#### Exercise inputs

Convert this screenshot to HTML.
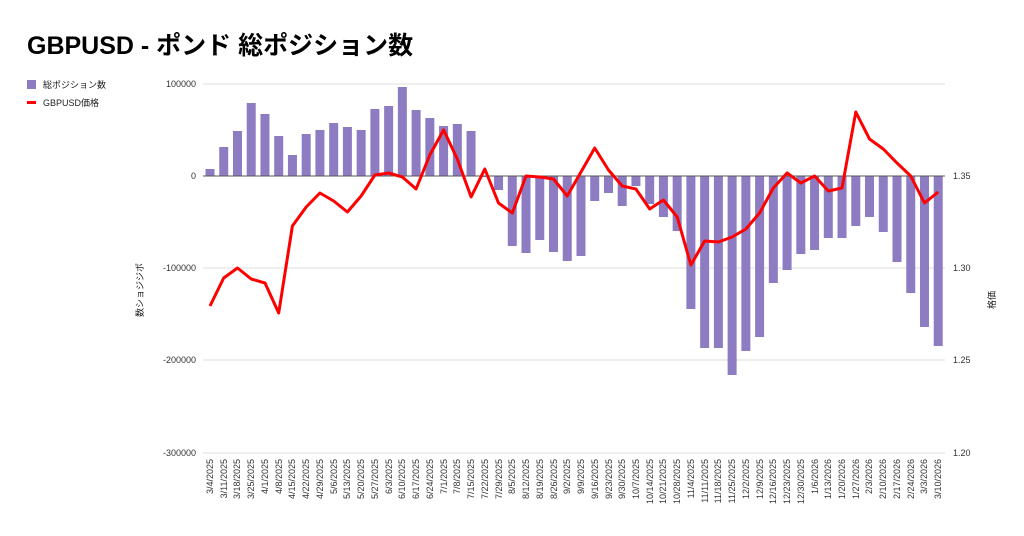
<!DOCTYPE html>
<html><head><meta charset="utf-8"><style>
body{margin:0;background:#fff;}
svg{display:block;font-family:"Liberation Sans","Noto Sans CJK JP",sans-serif;}
</style></head><body>
<svg id="s" width="1024" height="536" viewBox="0 0 1024 536">
<text x="27" y="54" font-size="25" font-weight="bold" fill="#000">GBPUSD - ポンド 総ポジション数</text>
<rect x="27" y="80" width="9" height="9" fill="#8e7cc3"/>
<text x="43" y="88" font-size="9" fill="#222">総ポジション数</text>
<rect x="27" y="101" width="9" height="3" fill="#ff0000"/>
<text x="43" y="106" font-size="9" fill="#222">GBPUSD価格</text>
<g stroke="#dddddd" stroke-width="1">
<line x1="203" x2="945" y1="84" y2="84"/>
<line x1="203" x2="945" y1="268" y2="268"/>
<line x1="203" x2="945" y1="360" y2="360"/>
<line x1="203" x2="945" y1="453" y2="453"/>
</g>
<g font-size="9" fill="#333" text-anchor="end">
<text x="196" y="87">100000</text>
<text x="196" y="179">0</text>
<text x="196" y="271">-100000</text>
<text x="196" y="363">-200000</text>
<text x="196" y="456">-300000</text>
</g>
<g font-size="9" fill="#333" text-anchor="start">
<text x="953" y="179">1.35</text>
<text x="953" y="271">1.30</text>
<text x="953" y="363">1.25</text>
<text x="953" y="456">1.20</text>
</g>
<text transform="translate(143,290) rotate(-90)" font-size="9" fill="#222" text-anchor="middle">数ショジジポ</text>
<text transform="translate(995,300) rotate(-90)" font-size="9" fill="#222" text-anchor="middle">格価</text>
<g id="bars" fill="#8e7cc3"></g>
<line x1="203" x2="945" y1="176" y2="176" stroke="#555" stroke-width="1"/>
<polyline id="ln" fill="none" stroke="#ff0000" stroke-width="3" stroke-linejoin="round"/>
<g font-size="9" fill="#333" text-anchor="end" id="lbl">
<text transform="translate(213,459) rotate(-90)">3/4/2025</text>
<text transform="translate(227,459) rotate(-90)">3/11/2025</text>
<text transform="translate(240,459) rotate(-90)">3/18/2025</text>
<text transform="translate(254,459) rotate(-90)">3/25/2025</text>
<text transform="translate(268,459) rotate(-90)">4/1/2025</text>
<text transform="translate(282,459) rotate(-90)">4/8/2025</text>
<text transform="translate(295,459) rotate(-90)">4/15/2025</text>
<text transform="translate(309,459) rotate(-90)">4/22/2025</text>
<text transform="translate(323,459) rotate(-90)">4/29/2025</text>
<text transform="translate(337,459) rotate(-90)">5/6/2025</text>
<text transform="translate(350,459) rotate(-90)">5/13/2025</text>
<text transform="translate(364,459) rotate(-90)">5/20/2025</text>
<text transform="translate(378,459) rotate(-90)">5/27/2025</text>
<text transform="translate(392,459) rotate(-90)">6/3/2025</text>
<text transform="translate(405,459) rotate(-90)">6/10/2025</text>
<text transform="translate(419,459) rotate(-90)">6/17/2025</text>
<text transform="translate(433,459) rotate(-90)">6/24/2025</text>
<text transform="translate(447,459) rotate(-90)">7/1/2025</text>
<text transform="translate(460,459) rotate(-90)">7/8/2025</text>
<text transform="translate(474,459) rotate(-90)">7/15/2025</text>
<text transform="translate(488,459) rotate(-90)">7/22/2025</text>
<text transform="translate(502,459) rotate(-90)">7/29/2025</text>
<text transform="translate(515,459) rotate(-90)">8/5/2025</text>
<text transform="translate(529,459) rotate(-90)">8/12/2025</text>
<text transform="translate(543,459) rotate(-90)">8/19/2025</text>
<text transform="translate(557,459) rotate(-90)">8/26/2025</text>
<text transform="translate(570,459) rotate(-90)">9/2/2025</text>
<text transform="translate(584,459) rotate(-90)">9/9/2025</text>
<text transform="translate(598,459) rotate(-90)">9/16/2025</text>
<text transform="translate(612,459) rotate(-90)">9/23/2025</text>
<text transform="translate(625,459) rotate(-90)">9/30/2025</text>
<text transform="translate(639,459) rotate(-90)">10/7/2025</text>
<text transform="translate(653,459) rotate(-90)">10/14/2025</text>
<text transform="translate(666,459) rotate(-90)">10/21/2025</text>
<text transform="translate(680,459) rotate(-90)">10/28/2025</text>
<text transform="translate(694,459) rotate(-90)">11/4/2025</text>
<text transform="translate(708,459) rotate(-90)">11/11/2025</text>
<text transform="translate(721,459) rotate(-90)">11/18/2025</text>
<text transform="translate(735,459) rotate(-90)">11/25/2025</text>
<text transform="translate(749,459) rotate(-90)">12/2/2025</text>
<text transform="translate(763,459) rotate(-90)">12/9/2025</text>
<text transform="translate(776,459) rotate(-90)">12/16/2025</text>
<text transform="translate(790,459) rotate(-90)">12/23/2025</text>
<text transform="translate(804,459) rotate(-90)">12/30/2025</text>
<text transform="translate(818,459) rotate(-90)">1/6/2026</text>
<text transform="translate(831,459) rotate(-90)">1/13/2026</text>
<text transform="translate(845,459) rotate(-90)">1/20/2026</text>
<text transform="translate(859,459) rotate(-90)">1/27/2026</text>
<text transform="translate(872,459) rotate(-90)">2/3/2026</text>
<text transform="translate(886,459) rotate(-90)">2/10/2026</text>
<text transform="translate(900,459) rotate(-90)">2/17/2026</text>
<text transform="translate(914,459) rotate(-90)">2/24/2026</text>
<text transform="translate(927,459) rotate(-90)">3/3/2026</text>
<text transform="translate(941,459) rotate(-90)">3/10/2026</text>
</g>
</svg>
<script>
var b=[169,147,131,103,114,136,155,134,130,123,127,130,109,106,87,110,118,126,124,131,177,190,246,253,240,252,261,256,201,193,206,186,204,217,231,309,348,348,375,351,337,283,270,254,250,238,238,226,217,232,262,293,327,346];
var l=[306,278,268,279,283,313,226,207,193,201,212,196,175,173,177,189,155,130,159,197,169,203,213,176,177,179,196,172,148,170,186,189,209,200,217,265,241,242,237,229,213,188,173,183,176,191,188,112,139,149,163,176,203,192];
var g=document.getElementById('bars'),ns='http://www.w3.org/2000/svg',pts=[];
for(var i=0;i<54;i++){var x=210+13.74*i;var r=document.createElementNS(ns,'rect');
var y0=Math.min(b[i],176),h=Math.abs(b[i]-176);
r.setAttribute('x',x-4.5);r.setAttribute('y',y0);r.setAttribute('width',9);r.setAttribute('height',Math.max(h,1));g.appendChild(r);
pts.push(x.toFixed(1)+','+l[i]);}
document.getElementById('ln').setAttribute('points',pts.join(' '));
</script>
</body></html>
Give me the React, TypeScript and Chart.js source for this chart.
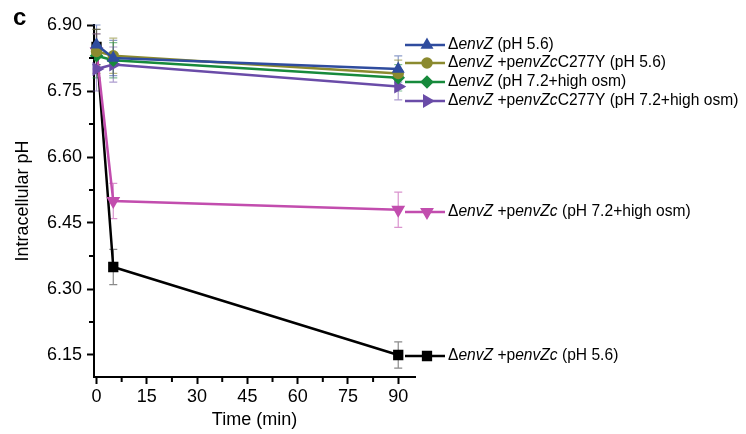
import React, { useEffect, useRef } from 'react';
import { Chart, registerables } from 'chart.js';
import { drawPoint } from 'chart.js/helpers';

Chart.register(...registerables);

// ---- data ----
const times = [0, 5, 90];
const xMajorTicks = [0, 15, 30, 45, 60, 75, 90];
const xMinorTicks = [7.5, 22.5, 37.5, 52.5, 67.5, 82.5];
const yMajorTicks = [6.15, 6.3, 6.45, 6.6, 6.75, 6.9];
const yMinorTicks = [6.225, 6.375, 6.525, 6.675, 6.825];

const seriesLabels = [
  'Δ*envZ* (pH 5.6)',
  'Δ*envZ* +p*envZc*C277Y (pH 5.6)',
  'Δ*envZ* (pH 7.2+high osm)',
  'Δ*envZ* +p*envZc*C277Y (pH 7.2+high osm)',
  'Δ*envZ* +p*envZc* (pH 7.2+high osm)',
  'Δ*envZ* +p*envZc* (pH 5.6)',
];
const envZ56 = [6.855, 6.825, 6.8];
const envZ56Err = [0.045, 0.04, 0.03];
const c277y56 = [6.84, 6.83, 6.79];
const c277y56Err = [0.05, 0.04, 0.03];
const envZ72 = [6.83, 6.82, 6.78];
const envZ72Err = [0.05, 0.04, 0.03];
const c277y72 = [6.8, 6.81, 6.76];
const c277y72Err = [0.05, 0.04, 0.03];
const envZc72 = [6.84, 6.5, 6.48];
const envZc72Err = [0.04, 0.04, 0.04];
const envZc56 = [6.85, 6.35, 6.15];
const envZc56Err = [0.04, 0.04, 0.03];

const FONT = '"Liberation Sans", Arial, Helvetica, sans-serif';

// style
const colors = ['#2f4c9e', '#8b8a2f', '#178a3c', '#6a4ca8', '#c24dae', '#000000'];
const errColors = [
  'rgba(47,76,158,0.55)',
  'rgba(139,138,47,0.6)',
  'rgba(23,138,60,0.55)',
  'rgba(106,76,168,0.55)',
  'rgba(194,77,174,0.6)',
  'rgba(60,60,60,0.6)',
];
const pointStyles = ['triangle', 'circle', 'rectRot', 'triangle', 'triangle', 'rect'];
const rotations = [0, 0, 0, 90, 180, 0];
const radii = [5, 4.5, 5, 5.5, 5.5, 5.5];
const legendYs = [45, 63, 82, 101, 212, 356];

const values = [envZ56, c277y56, envZ72, c277y72, envZc72, envZc56];
const errors = [envZ56Err, c277y56Err, envZ72Err, c277y72Err, envZc72Err, envZc56Err];

const errorBarPlugin = {
  id: 'errorBars',
  beforeDatasetsDraw(chart: any) {
    const ctx = chart.ctx;
    const xs = chart.scales.x;
    const ys = chart.scales.y;
    chart.data.datasets.forEach((ds: any, i: number) => {
      const errs = errors[i];
      ctx.save();
      ctx.strokeStyle = errColors[i];
      ctx.lineWidth = 1.2;
      ds.data.forEach((pt: any, j: number) => {
        const x = xs.getPixelForValue(pt.x);
        const y1 = ys.getPixelForValue(pt.y - errs[j]);
        const y2 = ys.getPixelForValue(pt.y + errs[j]);
        ctx.beginPath();
        ctx.moveTo(x, y1);
        ctx.lineTo(x, y2);
        ctx.moveTo(x - 4, y1);
        ctx.lineTo(x + 4, y1);
        ctx.moveTo(x - 4, y2);
        ctx.lineTo(x + 4, y2);
        ctx.stroke();
      });
      ctx.restore();
    });
  },
};

const minorTickPlugin = {
  id: 'minorTicks',
  afterDraw(chart: any) {
    const ctx = chart.ctx;
    const xs = chart.scales.x;
    const ys = chart.scales.y;
    const { left, bottom } = chart.chartArea;
    ctx.save();
    ctx.strokeStyle = '#000';
    ctx.lineWidth = 2;
    ctx.beginPath();
    xMinorTicks.forEach((v) => {
      const x = xs.getPixelForValue(v);
      ctx.moveTo(x, bottom);
      ctx.lineTo(x, bottom + 5);
    });
    yMinorTicks.forEach((v) => {
      const y = ys.getPixelForValue(v);
      ctx.moveTo(left, y);
      ctx.lineTo(left - 5, y);
    });
    ctx.stroke();
    // panel letter
    ctx.fillStyle = '#000';
    ctx.font = `bold 24px ${FONT}`;
    ctx.textBaseline = 'alphabetic';
    ctx.textAlign = 'left';
    ctx.fillText('c', 13, 25);
    ctx.restore();
  },
};

const sideLegendPlugin = {
  id: 'sideLegend',
  afterDraw(chart: any) {
    const ctx = chart.ctx;
    chart.data.datasets.forEach((ds: any, i: number) => {
      const y = legendYs[i];
      ctx.save();
      ctx.strokeStyle = colors[i];
      ctx.fillStyle = colors[i];
      ctx.lineWidth = 2.5;
      ctx.beginPath();
      ctx.moveTo(405, y);
      ctx.lineTo(445, y);
      ctx.stroke();
      drawPoint(
        ctx,
        { pointStyle: pointStyles[i], rotation: rotations[i], radius: radii[i], borderWidth: 1 } as any,
        427,
        y
      );
      ctx.fillStyle = '#000';
      ctx.textBaseline = 'middle';
      ctx.textAlign = 'left';
      let x = 448;
      const parts = (ds.label as string).split('*');
      parts.forEach((p, k) => {
        ctx.font = `${k % 2 === 1 ? 'italic ' : ''}15.6px ${FONT}`;
        ctx.fillText(p, x, y);
        x += ctx.measureText(p).width;
      });
      ctx.restore();
    });
  },
};

export default function App() {
  const ref = useRef<HTMLCanvasElement | null>(null);
  useEffect(() => {
    if (!ref.current) return;
    const datasets = values.map((vals, i) => ({
      label: seriesLabels[i],
      data: times.map((t, j) => ({ x: t, y: vals[j] })),
      borderColor: colors[i],
      backgroundColor: colors[i],
      pointBackgroundColor: colors[i],
      pointBorderColor: colors[i],
      pointStyle: pointStyles[i],
      rotation: rotations[i],
      pointRadius: radii[i],
      borderWidth: 2.5,
      tension: 0,
      clip: false as any,
    }));
    const chart = new Chart(ref.current, {
      type: 'line',
      data: { datasets },
      plugins: [errorBarPlugin, minorTickPlugin, sideLegendPlugin],
      options: {
        animation: false,
        responsive: true,
        maintainAspectRatio: false,
        layout: { padding: { top: 25, right: 331, bottom: 0, left: 0 } },
        plugins: { legend: { display: false }, tooltip: { enabled: false } },
        scales: {
          x: {
            type: 'linear',
            min: -0.75,
            max: 95,
            afterBuildTicks: (s: any) => {
              s.ticks = xMajorTicks.map((value) => ({ value }));
            },
            afterFit: (s: any) => {
              s.height = 57;
            },
            ticks: {
              color: '#000',
              font: { family: FONT, size: 18 },
              padding: 2,
              maxRotation: 0,
              autoSkip: false,
              callback: (v: any) => String(v),
            },
            grid: { drawOnChartArea: false, tickLength: 7, tickColor: '#000', tickWidth: 2 },
            border: { display: true, color: '#000', width: 2 },
            title: {
              display: true,
              text: 'Time (min)',
              color: '#000',
              font: { family: FONT, size: 18 },
              padding: { top: 4, bottom: 3 },
            },
          },
          y: {
            type: 'linear',
            min: 6.1,
            max: 6.9,
            afterBuildTicks: (s: any) => {
              s.ticks = yMajorTicks.map((value) => ({ value }));
            },
            afterFit: (s: any) => {
              s.width = 94;
            },
            ticks: {
              color: '#000',
              font: { family: FONT, size: 18 },
              padding: 5,
              autoSkip: false,
              callback: (v: any) => Number(v).toFixed(2),
            },
            grid: { drawOnChartArea: false, tickLength: 7, tickColor: '#000', tickWidth: 2 },
            border: { display: true, color: '#000', width: 2 },
            title: {
              display: true,
              text: 'Intracellular pH',
              color: '#000',
              font: { family: FONT, size: 18 },
              padding: { top: 12, bottom: 4 },
            },
          },
        },
      },
    });
    return () => chart.destroy();
  }, []);
  return (
    <div style={{ position: 'fixed', left: 0, top: 0, width: 746, height: 434, background: '#fff' }}>
      <canvas ref={ref} />
    </div>
  );
}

########

Goal of the exercise. Extract every line from the records above that contains the word "this".

The result.
Convert this screenshot to HTML.
Give me the React, TypeScript and Chart.js source for this chart.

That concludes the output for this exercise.